Plumbers flushing WWTA program over contracts

Staff Photo by Dan Henry / The Chattanooga Times Free Press- 6/3/15. Small business owners Gene Shipley and Kay Keefe speak to county commissioners about their concerns with WWTA on Wednesday, June 3, 2015.
Staff Photo by Dan Henry / The Chattanooga Times Free Press- 6/3/15. Small business owners Gene Shipley and Kay Keefe speak to county commissioners about their concerns with WWTA on Wednesday, June 3, 2015.
photo Chris Clem, Esq. of law form Samples, Jennings, Ray & Clem, PLLC in Chattanooga, Tenn.

A group of plumbers feuding with the Hamilton County Water and Wastewater Treatment Authority say they aren't doing any more WWTA business unless the body comes up with a better contract.

But the authority's attorney says if plumbers didn't sign contracts by Friday, the sewer board will just find a bigger company that will do the job.

The eight plumbers in the authority's Private Service Lateral Program have been seeking more pay and looser time restrictions for their work for months.
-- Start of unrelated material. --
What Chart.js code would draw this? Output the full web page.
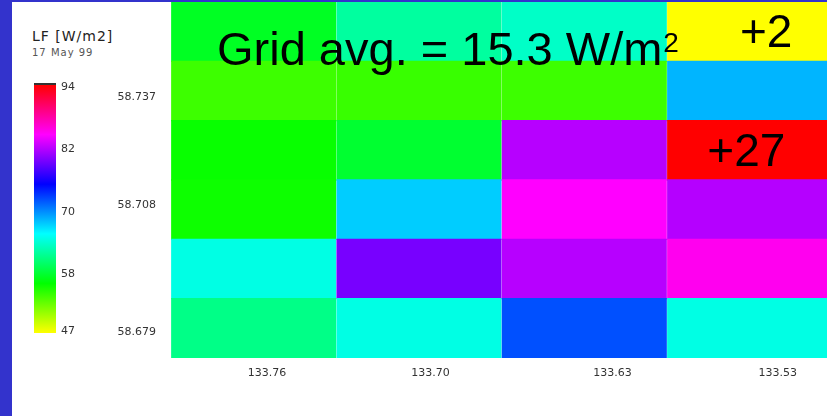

They say the WWTA board ignored their requests, and in June they addressed the Hamilton County Commission in hopes of applying some political pressure.

But although the County Commission created the WWTA, it has no power over the sewer authority. So the eight must decide by today whether they will take the WWTA contract as written or go without the government gig.

WWTA Executive Director Cleveland Grimes could not be reached to say how many plumbers had signed by Friday evening. But Chris Clem, WWTA's attorney, says if the smaller plumbing companies don't renew, the authority will just find companies that will.

"Either you will need several small plumbers or a few large contractors," Clem said. "There are much larger contractors, in town and regionally, that we could package [the contract] and pitch it to them."

The program aims to replace old lateral lines in several areas of Hamilton County that have gravity sewers, including Signal Mountain, Red Bank, Lookout Mountain, Soddy-Daisy, East Ridge and parts of Ooltewah.

Lateral lines that are cracked or deteriorated allow excessive stormwater into the combined sewer system, which can cause backups and overflows of sewage into the Tennessee River.

Home and business owners are responsible for fixing or replacing leaking lateral lines - unless they sign over their pipes to WWTA's program, which will replace the laterals at no cost using federal grants for clean water improvements.

When the program started in 2009, there were 27 plumbers available to make repairs on a rotating basis. Now there are just eight.

Kay Keefe, owner of Keefe Plumbing & Heating Co., said she's not renewing.

"I'm not signing a new contract. I'm not going to obligate myself to a year's worth of work when I know I'm going to lose money," Keefe said.

The trouble is, Keefe said, the WWTA made a few changes to the contract that basically make the work impossible.

First, she said, a 13 percent increase in overall payments from the contract isn't the boost it looks like. She said the WWTA changed the scope of work for some items. For example, the pay to inspect laterals with a camera now isn't enough to cover the wage of an employee doing the job, Keefe said.

Also, she said, plumbers used to have four weeks to complete projects. That has been brought down to 10 days, which is effectively seven once you back three days out to check underground utilities, Keefe said.

And she's not alone.

Gene Shipley, owner of Shipley Plumbing Co., has been in the program since it started in 2009.

"I was in five years, and I never had a strike against me," he said. "And I'm not signing back up. I ain't in business to lose money."

Shipley said many jobs under the new contract don't cover materials or labor.

"Sometimes they want us to do a three-foot point work; it costs $350 to do the work and WWTA would only pay $100," he said.

Both Shipley and Keefe said getting paid at all was an issue. The WWTA pays plumbers once a month, but the two contractors said the checks often are for work long since completed.

"I'm still waiting to get paid from a bill I sent in on March 26," Shipley said.

In letters to the plumbers, Clem has denied the plumbers were not being paid in a timely manner. And on Thursday he said they just didn't know how professional government contracts work.

"It's common to only have a few bids on a [request for proposal]. That's just normal whether you are talking about electrical, plumbing or whatever," he said.

Answering complaints that the program has taken work away from area plumbers by taking ownership of the laterals and limiting which contractors can make the repairs, Clem said that was a necessary evil.

"This program that we are doing was not designed to take away a large amount of business from plumbers. I recognize that might have been a result," he said.

"But the fact is there is raw sewage overflowing into the Tennessee River and that had to stop."